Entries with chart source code
-- Begin --
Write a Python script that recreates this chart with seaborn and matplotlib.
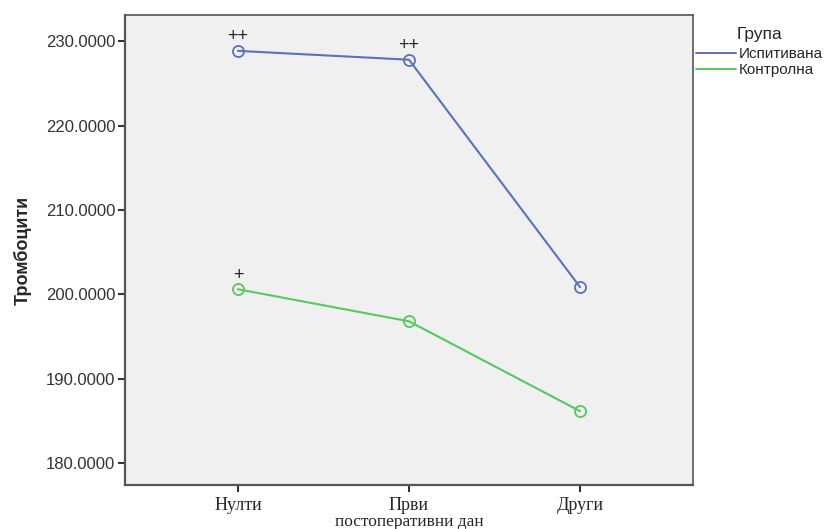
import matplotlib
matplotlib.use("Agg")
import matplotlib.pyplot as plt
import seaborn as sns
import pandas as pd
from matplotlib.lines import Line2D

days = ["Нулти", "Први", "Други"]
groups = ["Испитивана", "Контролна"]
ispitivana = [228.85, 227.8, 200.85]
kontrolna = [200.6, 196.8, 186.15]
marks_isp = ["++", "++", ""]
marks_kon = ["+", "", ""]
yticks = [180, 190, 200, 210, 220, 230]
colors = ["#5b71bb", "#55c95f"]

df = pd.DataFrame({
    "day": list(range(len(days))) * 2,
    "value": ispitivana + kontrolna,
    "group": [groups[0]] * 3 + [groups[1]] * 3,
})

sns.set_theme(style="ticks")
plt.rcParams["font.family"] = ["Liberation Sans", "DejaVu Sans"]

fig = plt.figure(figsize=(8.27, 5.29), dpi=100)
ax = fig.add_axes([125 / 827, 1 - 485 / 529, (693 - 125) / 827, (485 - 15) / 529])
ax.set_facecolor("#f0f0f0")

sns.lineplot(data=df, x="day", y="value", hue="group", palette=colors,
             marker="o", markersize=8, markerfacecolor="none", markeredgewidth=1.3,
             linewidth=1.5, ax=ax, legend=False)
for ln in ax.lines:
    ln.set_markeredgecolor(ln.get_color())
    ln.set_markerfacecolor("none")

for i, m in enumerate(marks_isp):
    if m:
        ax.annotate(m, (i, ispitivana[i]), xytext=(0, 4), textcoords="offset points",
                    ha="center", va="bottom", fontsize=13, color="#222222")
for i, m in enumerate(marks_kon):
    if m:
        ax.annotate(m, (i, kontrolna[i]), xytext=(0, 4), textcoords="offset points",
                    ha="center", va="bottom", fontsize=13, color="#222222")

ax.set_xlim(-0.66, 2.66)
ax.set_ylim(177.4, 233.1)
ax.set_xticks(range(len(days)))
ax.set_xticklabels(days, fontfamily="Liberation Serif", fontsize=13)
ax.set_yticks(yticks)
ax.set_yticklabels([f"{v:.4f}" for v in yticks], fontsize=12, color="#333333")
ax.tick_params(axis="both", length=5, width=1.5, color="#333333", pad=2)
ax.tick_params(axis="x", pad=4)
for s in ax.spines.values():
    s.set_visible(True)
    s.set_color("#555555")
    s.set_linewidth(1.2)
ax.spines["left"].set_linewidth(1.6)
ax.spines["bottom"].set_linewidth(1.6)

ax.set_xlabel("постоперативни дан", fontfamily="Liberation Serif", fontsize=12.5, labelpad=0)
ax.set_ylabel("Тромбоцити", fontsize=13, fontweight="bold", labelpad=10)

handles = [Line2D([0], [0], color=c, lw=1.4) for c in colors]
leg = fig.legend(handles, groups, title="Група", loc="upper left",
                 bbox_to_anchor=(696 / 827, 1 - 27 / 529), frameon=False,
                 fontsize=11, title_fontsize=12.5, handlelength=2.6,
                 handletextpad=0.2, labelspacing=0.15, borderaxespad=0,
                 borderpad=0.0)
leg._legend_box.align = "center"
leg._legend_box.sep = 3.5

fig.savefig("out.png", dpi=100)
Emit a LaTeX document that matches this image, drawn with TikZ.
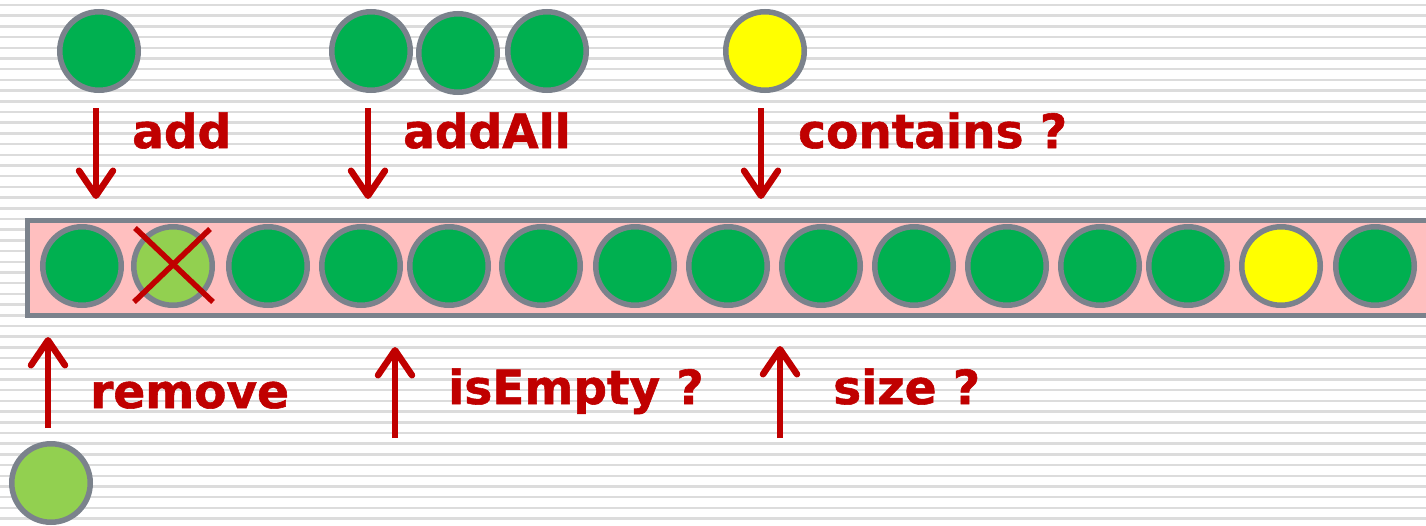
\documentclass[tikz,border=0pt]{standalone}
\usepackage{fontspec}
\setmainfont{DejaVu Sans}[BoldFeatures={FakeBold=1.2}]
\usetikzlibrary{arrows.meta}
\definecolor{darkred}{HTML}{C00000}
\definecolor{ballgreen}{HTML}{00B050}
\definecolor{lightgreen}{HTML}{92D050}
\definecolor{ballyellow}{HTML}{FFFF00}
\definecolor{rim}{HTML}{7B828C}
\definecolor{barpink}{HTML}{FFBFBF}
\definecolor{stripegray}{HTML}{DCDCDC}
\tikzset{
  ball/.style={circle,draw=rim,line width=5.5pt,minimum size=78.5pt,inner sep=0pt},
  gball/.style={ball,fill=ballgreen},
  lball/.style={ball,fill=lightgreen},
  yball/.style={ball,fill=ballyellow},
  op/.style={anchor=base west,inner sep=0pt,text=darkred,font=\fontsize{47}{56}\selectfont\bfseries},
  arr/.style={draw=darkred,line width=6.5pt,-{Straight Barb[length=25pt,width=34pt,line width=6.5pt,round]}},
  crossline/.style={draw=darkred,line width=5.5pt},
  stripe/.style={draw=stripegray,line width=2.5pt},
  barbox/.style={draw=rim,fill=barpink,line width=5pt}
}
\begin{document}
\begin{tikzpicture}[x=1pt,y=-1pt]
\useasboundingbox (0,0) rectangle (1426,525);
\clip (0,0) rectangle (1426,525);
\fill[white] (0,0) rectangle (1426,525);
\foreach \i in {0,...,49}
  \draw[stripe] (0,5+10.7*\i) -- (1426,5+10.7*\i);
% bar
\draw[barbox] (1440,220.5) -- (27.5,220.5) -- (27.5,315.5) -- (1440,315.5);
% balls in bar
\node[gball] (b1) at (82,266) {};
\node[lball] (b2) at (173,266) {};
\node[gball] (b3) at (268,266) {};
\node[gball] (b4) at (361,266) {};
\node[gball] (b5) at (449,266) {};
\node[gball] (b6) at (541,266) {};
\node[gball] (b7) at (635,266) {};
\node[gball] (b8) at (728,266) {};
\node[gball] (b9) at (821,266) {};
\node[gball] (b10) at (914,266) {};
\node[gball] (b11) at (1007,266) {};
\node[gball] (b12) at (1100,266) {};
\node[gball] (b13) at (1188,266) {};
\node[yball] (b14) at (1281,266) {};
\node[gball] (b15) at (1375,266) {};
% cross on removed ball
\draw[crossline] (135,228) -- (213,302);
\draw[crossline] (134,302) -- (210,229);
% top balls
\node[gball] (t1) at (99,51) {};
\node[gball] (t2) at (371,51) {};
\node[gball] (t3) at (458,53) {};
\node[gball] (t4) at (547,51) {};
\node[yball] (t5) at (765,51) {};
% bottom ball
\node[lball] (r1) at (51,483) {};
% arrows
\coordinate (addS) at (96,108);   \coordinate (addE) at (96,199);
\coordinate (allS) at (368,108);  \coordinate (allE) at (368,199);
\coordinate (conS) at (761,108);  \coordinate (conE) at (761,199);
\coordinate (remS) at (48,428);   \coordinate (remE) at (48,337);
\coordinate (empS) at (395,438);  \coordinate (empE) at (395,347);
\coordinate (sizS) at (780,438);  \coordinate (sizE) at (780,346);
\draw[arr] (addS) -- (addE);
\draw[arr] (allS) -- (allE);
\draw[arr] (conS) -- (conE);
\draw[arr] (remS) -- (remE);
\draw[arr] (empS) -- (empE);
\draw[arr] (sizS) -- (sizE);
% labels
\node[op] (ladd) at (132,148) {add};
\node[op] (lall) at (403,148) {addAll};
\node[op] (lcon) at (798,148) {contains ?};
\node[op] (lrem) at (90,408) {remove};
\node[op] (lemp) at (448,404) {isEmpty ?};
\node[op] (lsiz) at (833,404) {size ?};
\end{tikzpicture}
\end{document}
-- End --
Gather all lines from the records above in which "that" appears.

Write a Python script that recreates this chart with seaborn and matplotlib.
Emit a LaTeX document that matches this image, drawn with TikZ.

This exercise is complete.